Load the unihan data into :persistent_term.

This function will be called on the first access by Unicode.Unihan.unihan/1 but can be called on application load if required.

First the existence of an erlang term format file of the unihan database is found. If so, it is loaded. If not (the first time the function is called), the file is generated and then loaded.

Filter the Unihan database returning selected codepoints that are not rejected by the provided function.

arguments

Arguments

  • fun is a 1-arity function that is passed the attribute map for a given codepoint. if the function returns a falsy value then the codepoint is included in the returned data. If the return value is truthy then the codepoint is omitted from the returned list.

returns

Returns

  • a map of the codepoints that are not rejected mapped to their attributes.

example

Example

iex> Unicode.Unihan.reject(&(&1.kTotalStrokes[:"Hans"] > 30))
...> |> Enum.count()
97822

Takes an integer codepoint, a Unihan codepoint map, or list of maps and returns the grapheme (or list of graphemes) of the codepoint.

examples

Examples

iex> Unicode.Unihan.to_string(25342)
"拾"

iex> Unicode.Unihan.unihan("拾")
...> |> Unicode.Unihan.to_string()
"拾"
@spec unihan(binary() | integer()) :: any()

Returns the Unihan database metadata for a given codepoint.

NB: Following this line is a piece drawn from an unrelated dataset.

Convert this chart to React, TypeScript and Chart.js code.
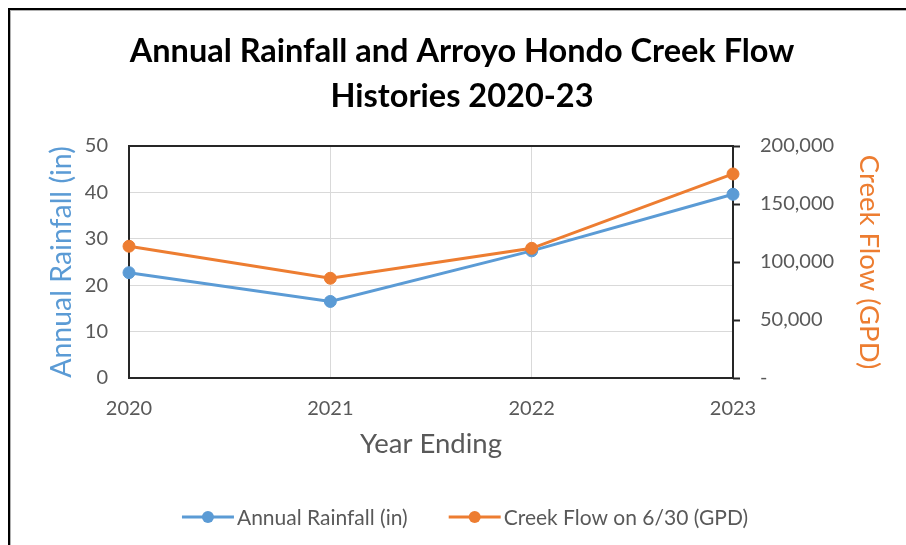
import React, { useEffect, useRef } from "react";
import { Chart, registerables } from "chart.js";

Chart.register(...registerables);

const years = ["2020", "2021", "2022", "2023"];
const annualRainfall = [22.7, 16.5, 27.4, 39.6];
const creekFlow = [113600, 86000, 111800, 175900];
const titleLines = ["Annual Rainfall and Arroyo Hondo Creek Flow", "Histories 2020-23"];

const BLUE = "#5B9BD5";
const ORANGE = "#ED7D31";
const TEXT = "#595959";
const FONT = "Lato, 'Open Sans', sans-serif";

const plotBorder = {
  id: "plotBorder",
  beforeDatasetsDraw(chart: any) {
    const { ctx, chartArea } = chart;
    const { left, top, right, bottom } = chartArea;
    ctx.save();
    ctx.strokeStyle = "#262626";
    ctx.lineWidth = 2;
    ctx.strokeRect(left, top, right - left, bottom - top);
    ctx.restore();
  },
};

const customLegend = {
  id: "customLegend",
  afterDraw(chart: any) {
    const { ctx } = chart;
    const lineLen = 52;
    const textGap = 3;
    const itemGap = 41;
    const centerX = 465;
    const y = 517;
    ctx.save();
    ctx.font = `21px ${FONT}`;
    const items = chart.data.datasets.map((ds: any) => ({
      label: ds.label,
      color: ds.borderColor,
      w: lineLen + textGap + ctx.measureText(ds.label).width,
    }));
    const total = items.reduce((s: number, it: any) => s + it.w, 0) + itemGap * (items.length - 1);
    let x = centerX - total / 2;
    for (const it of items) {
      ctx.strokeStyle = it.color;
      ctx.lineWidth = 3;
      ctx.beginPath();
      ctx.moveTo(x, y);
      ctx.lineTo(x + lineLen, y);
      ctx.stroke();
      ctx.fillStyle = it.color;
      ctx.beginPath();
      ctx.arc(x + lineLen / 2, y, 6, 0, Math.PI * 2);
      ctx.fill();
      ctx.fillStyle = TEXT;
      ctx.textAlign = "left";
      ctx.textBaseline = "middle";
      ctx.fillText(it.label, x + lineLen + textGap, y + 1);
      x += it.w + itemGap;
    }
    ctx.restore();
  },
};

export default function App() {
  const canvasRef = useRef<HTMLCanvasElement | null>(null);

  useEffect(() => {
    if (!canvasRef.current) return;
    const chart = new Chart(canvasRef.current, {
      type: "line",
      data: {
        labels: years,
        datasets: [
          {
            label: "Annual Rainfall (in)",
            data: annualRainfall,
            yAxisID: "y",
            borderColor: BLUE,
            backgroundColor: BLUE,
            borderWidth: 3,
            pointRadius: 6,
            pointBorderWidth: 1,
            pointBackgroundColor: BLUE,
            pointBorderColor: BLUE,
            tension: 0,
            clip: false as any,
            order: 1,
          },
          {
            label: "Creek Flow on 6/30 (GPD)",
            data: creekFlow,
            yAxisID: "y1",
            borderColor: ORANGE,
            backgroundColor: ORANGE,
            borderWidth: 3,
            pointRadius: 6,
            pointBorderWidth: 1,
            pointBackgroundColor: ORANGE,
            pointBorderColor: ORANGE,
            tension: 0,
            clip: false as any,
            order: 0,
          },
        ],
      },
      options: {
        responsive: false,
        animation: false,
        devicePixelRatio: 1,
        layout: { padding: { top: 29, left: 18, right: 0, bottom: 67 } },
        plugins: {
          legend: { display: false },
          tooltip: { enabled: false },
          title: {
            display: true,
            text: titleLines,
            color: "#000",
            font: { family: FONT, size: 32.5, weight: "bold", lineHeight: 45 / 32.5 },
            padding: { top: 0, bottom: 27 },
          },
        },
        scales: {
          x: {
            type: "category",
            offset: false,
            grid: { color: "#D9D9D9", lineWidth: 1, drawTicks: false },
            border: { display: false },
            ticks: { color: TEXT, font: { family: FONT, size: 20 }, padding: 19, maxRotation: 0 },
            title: {
              display: true,
              text: "Year Ending",
              color: TEXT,
              font: { family: FONT, size: 27.5, lineHeight: 1.2 },
              padding: { top: 0, bottom: 17 },
            },
            afterFit(scale: any) {
              scale.height = 100;
            },
          },
          y: {
            type: "linear",
            position: "left",
            min: 0,
            max: 50,
            grid: { color: "#D9D9D9", lineWidth: 1, drawTicks: false },
            border: { display: false },
            ticks: { stepSize: 10, color: TEXT, font: { family: FONT, size: 20 }, padding: 21 },
            title: {
              display: true,
              text: "Annual Rainfall (in)",
              color: BLUE,
              font: { family: FONT, size: 28.5, lineHeight: 1.2 },
              padding: { top: 27 },
            },
            afterFit(scale: any) {
              scale.width = 111;
            },
          },
          y1: {
            type: "linear",
            position: "right",
            min: 0,
            max: 200000,
            grid: {
              drawOnChartArea: false,
              drawTicks: true,
              tickLength: 7,
              tickColor: "#262626",
              tickWidth: 2,
            } as any,
            border: { display: false },
            ticks: {
              stepSize: 50000,
              color: TEXT,
              font: { family: FONT, size: 20 },
              padding: 20,
              callback: (v: any) => (Number(v) === 0 ? "-" : Number(v).toLocaleString("en-US")),
            },
            title: {
              display: true,
              text: "Creek Flow (GPD)",
              color: ORANGE,
              font: { family: FONT, size: 27.5, lineHeight: 1.2 },
              padding: { top: 21 },
            },
            afterFit(scale: any) {
              scale.width = 173;
            },
          },
        },
      },
      plugins: [plotBorder, customLegend],
    });
    return () => chart.destroy();
  }, []);

  return (
    <div
      style={{
        position: "absolute",
        left: 0,
        top: 0,
        width: 906,
        height: 545,
        background: "#fff",
        overflow: "hidden",
      }}
    >
      <div
        style={{
          position: "absolute",
          left: 8,
          top: 8,
          right: 0,
          bottom: 0,
          borderLeft: "2px solid #000",
          borderTop: "2px solid #000",
          boxShadow: "inset 1px 1px 0 #b0b0b0",
        }}
      />
      <canvas
        ref={canvasRef}
        width={906}
        height={545}
        style={{ position: "absolute", left: 0, top: 0, width: 906, height: 545, display: "block" }}
      />
    </div>
  );
}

The codepoint can be expressed as an integer or a grapheme.

examples

Examples

iex> Unicode.Unihan.unihan(171339)
%{
  codepoint: 171339,
  kCantonese: %{coda: "", final: "u", jyutping: "ju4", nucleus: "u", onset: "j", tone: "4"},
  kDefinition: ["(J) nonstandard variant of 魚 U+9B5A, fish"],
  kHanYu: %{page: 4674, position: 9, virtual: false, volume: 7},
  kIRGHanyuDaZidian: %{page: 4674, position: 9, virtual: false, volume: 7},
  kIRGKangXi: %{page: 1465, position: 1, virtual: true},
  kIRG_GSource: %{mapping: ["74674.09"], source: "GHZ"},
  kIRG_TSource: %{mapping: "3043", source: "T4"},
  kIRG_VSource: %{mapping: "29D4B", source: "VN"},
  kJapaneseKun: ["UO", "SAKANA", "SUNADORU"],
  kJapaneseOn: "GYO",
  kKangXi: %{page: 1465, position: 1, virtual: true},
  kNelson: 692,
  kPhonetic: %{class: 1605},
  kRSAdobe_Japan1_6: [
    %{cid: 13717, code: "C", kangxi: 195, strokes_radical: 10, strokes_residue: 0},
    %{cid: 13718, code: "V", kangxi: 195, strokes_radical: 10, strokes_residue: 0}
  ],
  kRSKangXi: %{radical: 195, strokes: 0},
  kRSUnicode: %{radical: 195, simplified_radical: false, strokes: 0},
  kTotalStrokes: %{Hans: 11, Hant: 11}
}

iex> Unicode.Unihan.unihan("㝰")
%{
  codepoint: 14192,
  kCangjie: ["J", "H", "U", "S"],
  kCantonese: %{coda: "n", final: "in", jyutping: "min4", nucleus: "i", onset: "m", tone: "4"},
  kDefinition: ["unable to meet, empty room"],
  kHanYu: %{page: 957, position: 3, virtual: false, volume: 2},
  kHanyuPinyin: %{location: [%{page: 20957, position: 3, virtual: false}], readings: ["mián"]},
  kIRGHanyuDaZidian: %{page: 957, position: 3, virtual: false, volume: 2},
  kIRGKangXi: %{page: 293, position: 1, virtual: false},
  kIRG_GSource: %{mapping: ["3E3C"], source: "G5"},
  kIRG_KSource: %{mapping: "236A", source: "K3"},
  kIRG_TSource: %{mapping: "5A7D", source: "T4"},
  kKangXi: %{page: 293, position: 1, virtual: false},
  kMandarin: "mián",
  kRSUnicode: %{radical: 40, simplified_radical: false, strokes: 15},
  kSBGY: %{page: 135, position: 35},
  kTotalStrokes: %{Hans: 18, Hant: 18}
}

Returns the field information for the data in the Unihan database.